● Dataset content:
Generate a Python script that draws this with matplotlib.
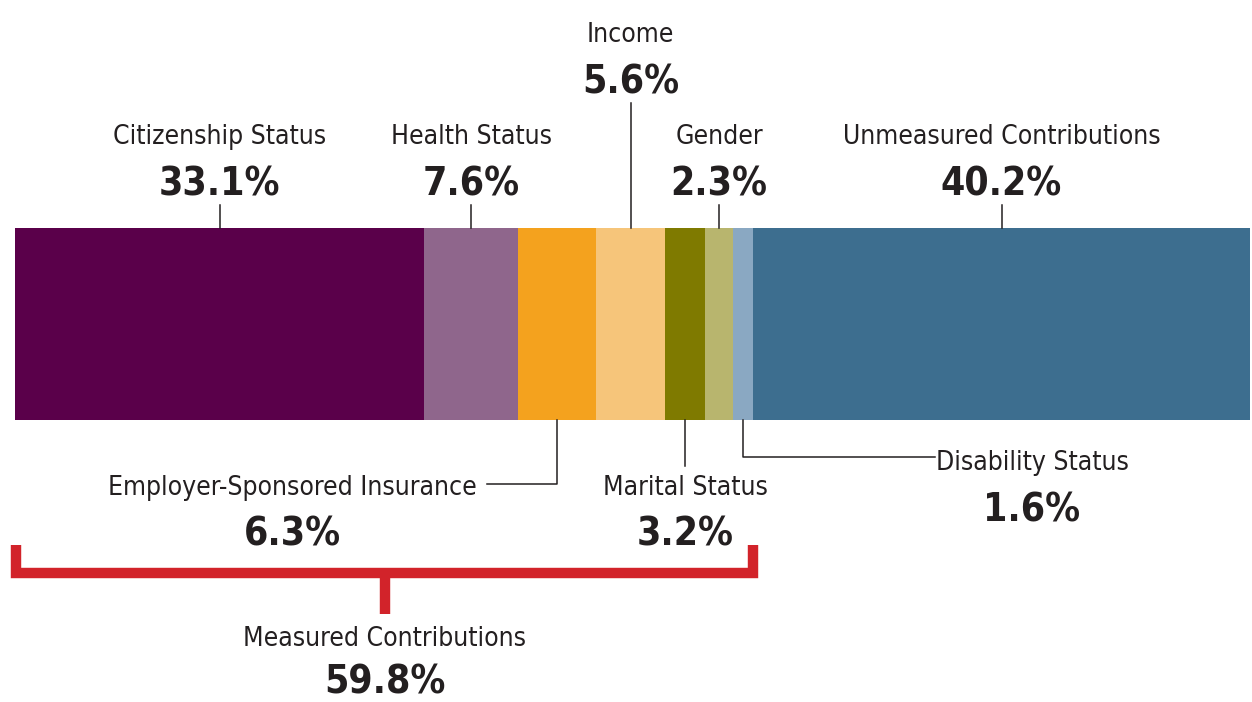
import matplotlib.pyplot as plt
from matplotlib import font_manager

names = ["Citizenship Status", "Health Status", "Employer-Sponsored Insurance",
         "Income", "Marital Status", "Gender", "Disability Status",
         "Unmeasured Contributions"]
values = [33.1, 7.6, 6.3, 5.6, 3.2, 2.3, 1.6, 40.2]
colors = ["#5a004a", "#8f668c", "#f4a21e", "#f6c57a",
          "#7f7a00", "#b8b56e", "#8aa8c2", "#3d6e8f"]
measured_label = "Measured Contributions"
measured_total = 59.8

# the original uses a condensed face; pick one if the system has any
fonts = font_manager.fontManager.ttflist
narrow = [f for f in fonts if "Condensed" in f.name or "Narrow" in f.name
          or str(f.stretch) in ("condensed", "semi-condensed", "extra-condensed")]
if narrow:
    fam = narrow[0].name
    stretch = "condensed"
    NAME_FS, PCT_FS = 19, 28
else:
    fam = "DejaVu Sans"
    stretch = "normal"
    NAME_FS, PCT_FS = 16, 24
plt.rcParams["font.family"] = [fam, "DejaVu Sans"]

TXT = "#231f20"
RED = "#d2232a"

W, H = 1252, 702
fig = plt.figure(figsize=(W / 100, H / 100), dpi=100)
# x in data units over the bar, y in pixels from the top
ax = fig.add_axes([15 / W, 0, 1235 / W, 1])
total = sum(values)
ax.set_xlim(0, total)
ax.set_ylim(H, 0)
ax.axis("off")


def px(x):
    return (x - 15) / 1235 * total


bar_top, bar_bot = 228, 420
lefts = []
acc = 0
for v, c in zip(values, colors):
    ax.barh((bar_top + bar_bot) / 2, v, left=acc, height=bar_bot - bar_top,
            color=c, edgecolor="none")
    lefts.append(acc)
    acc += v
centers = [l + v / 2 for l, v in zip(lefts, values)]


def label(x, y, name, pct, gap=51):
    ax.text(x, y, name, ha="center", va="baseline", fontsize=NAME_FS,
            color=TXT, fontstretch=stretch)
    ax.text(x, y + gap, f"{pct:.1f}%", ha="center", va="baseline",
            fontsize=PCT_FS, fontweight="bold", color=TXT, fontstretch=stretch)


lw = 1.1
# labels above the bar
for i, top_y in [(0, 144), (1, 144), (3, 42), (5, 144), (7, 144)]:
    label(centers[i], top_y, names[i], values[i])
    ax.plot([centers[i]] * 2, [top_y + 61, bar_top], color=TXT, lw=lw)

# Employer-Sponsored Insurance
ax.plot([centers[2], centers[2], px(487)], [bar_bot, 484, 484], color=TXT, lw=lw)
label(px(292), 495, names[2], values[2])

# Marital Status
ax.plot([centers[4]] * 2, [bar_bot, 466], color=TXT, lw=lw)
label(centers[4], 495, names[4], values[4])

# Disability Status
ax.plot([centers[6], centers[6], px(935)], [bar_bot, 457, 457], color=TXT, lw=lw)
label(px(1032), 470, names[6], values[6])

# bracket for measured contributions
m_end = lefts[7]
ax.plot([px(16), px(16), m_end, m_end], [545, 573, 573, 545], color=RED,
        lw=7.5, solid_joinstyle="miter", solid_capstyle="butt", clip_on=False)
mid = m_end / 2 + px(16) / 2
ax.plot([mid, mid], [573, 614], color=RED, lw=7.5, solid_capstyle="butt")
label(mid, 646, measured_label, measured_total, gap=48)

plt.savefig("out.png", dpi=100)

● To do:
Please take the lines from the beginning of the data above through the line holding "from matplotlib import font_manager" and transcribe them exactly, without any pictures.

● Exercise solution:
Generate a Python script that draws this with matplotlib.
import matplotlib.pyplot as plt
from matplotlib import font_manager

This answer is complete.